The show touches on a lot of issues I would have considered contemporary: freedom of speech on college campuses, the expulsion of foreign students bringing the legal threat of deportation, indegenous rights, and the inhumane treatment of people in prisons. It's not necessarily seamless, the show was written in 1921, but that's where PAC and director Abby Weissman made some really smart choices. The sound design was sparse but achingly effective, the use of an imagined jail cell drawn on the floor in chalk that trapped multiple characters; I especially appreciated how the casting tackled the racial aspects of the piece: Poles and Swedes are not considered non-white in the ways they were in the early 1900s. All of those characters were portrayed by actors (a great Justin Jaine and Zachary Valdez) a modern audience would read as racialized.

It was an excellent production my partner and I talked about for weeks after seeing it, and somehow, it was made even better after I saw The Contrast.

The Contrast was a hit in it's time and is still a solid comedy in this one. The first appearance of the Stage Yankee stock character in American theater, the play takes the classic form of the European Comedy of Manners and frames it in a newly-American point of view. It was a play that made me realize: I had never seen an American play from 1787! I didn't know what American theater was about in the decades after the revolution, let alone what they were joking about. Unsurprisingly, they were making fun of Europeans, but my favorite part was seeing how they made fun of the Americans- passionate, spirited, perhaps a little dumb, obscenely forward-thinking, and always going on about the "spirit of the ideals of this fair nation" or what have you. (Shoutout, again, to Zachary Valdez, and to an incredible clown Kevin McCann.)

With these jokes about American idealism so firmly on display, I found myself thinking about Morton from Inheritors once again. What once seemed like an overly-flowery, blindingly optimistic man who fought through the War of Independence and was The Founding Pioneer of his town suddenly felt like a character grounded in realism, the man behind the joke of what was being satirized in The Contrast. Madeline's insistence on being faithful to her grandfather's ideals as an act of patriotism in the face of a free-speech crackdown was supported by historical precedence, a tradition she could see clearer than I could and wanted to carry on.
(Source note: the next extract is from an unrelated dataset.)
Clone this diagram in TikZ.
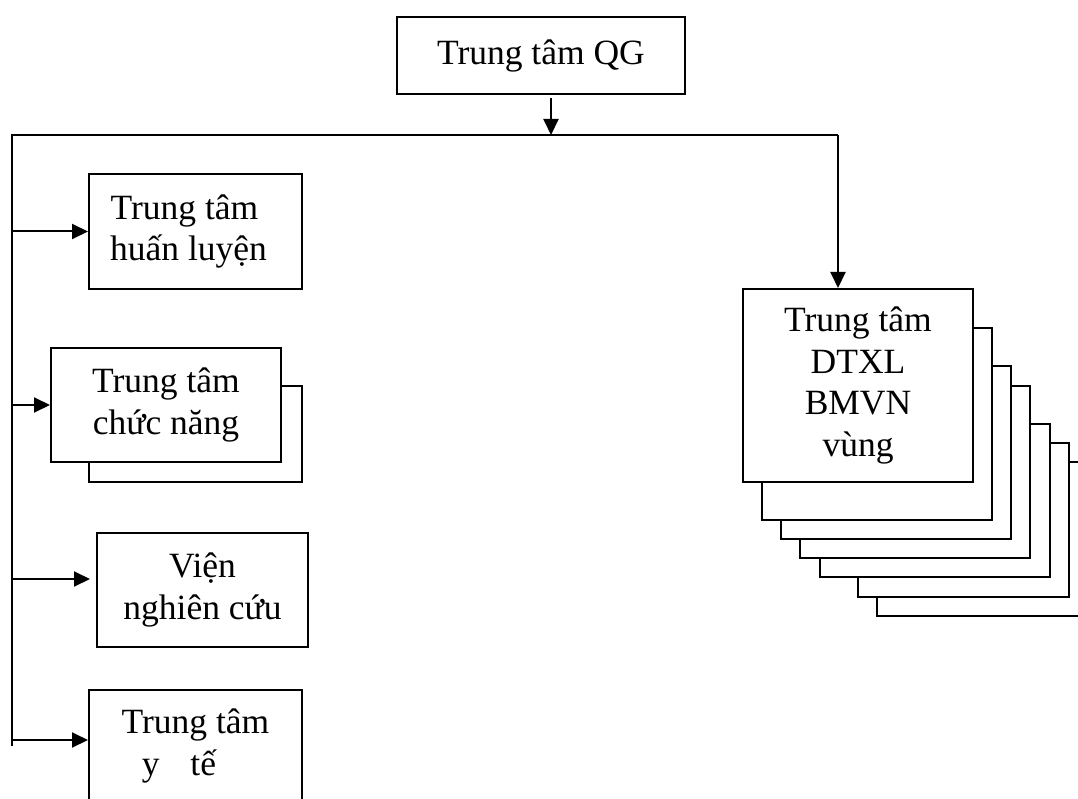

As someone who is cynical about American patriotism in general (can you tell?), it was eye-opening to see how these ideas evolved and held strong for people who believed in "radical" things like education access for all, prison abolition, and land back principles. These two plays were filling a blindspot I didn't even know I had, and it recontextualizes the American theater that I am familiar with, all of which was written after these two plays. Well done, Philadelphia Artists Collective! You made me think kindly about America, something I didn't think was going to happen this theatrical year.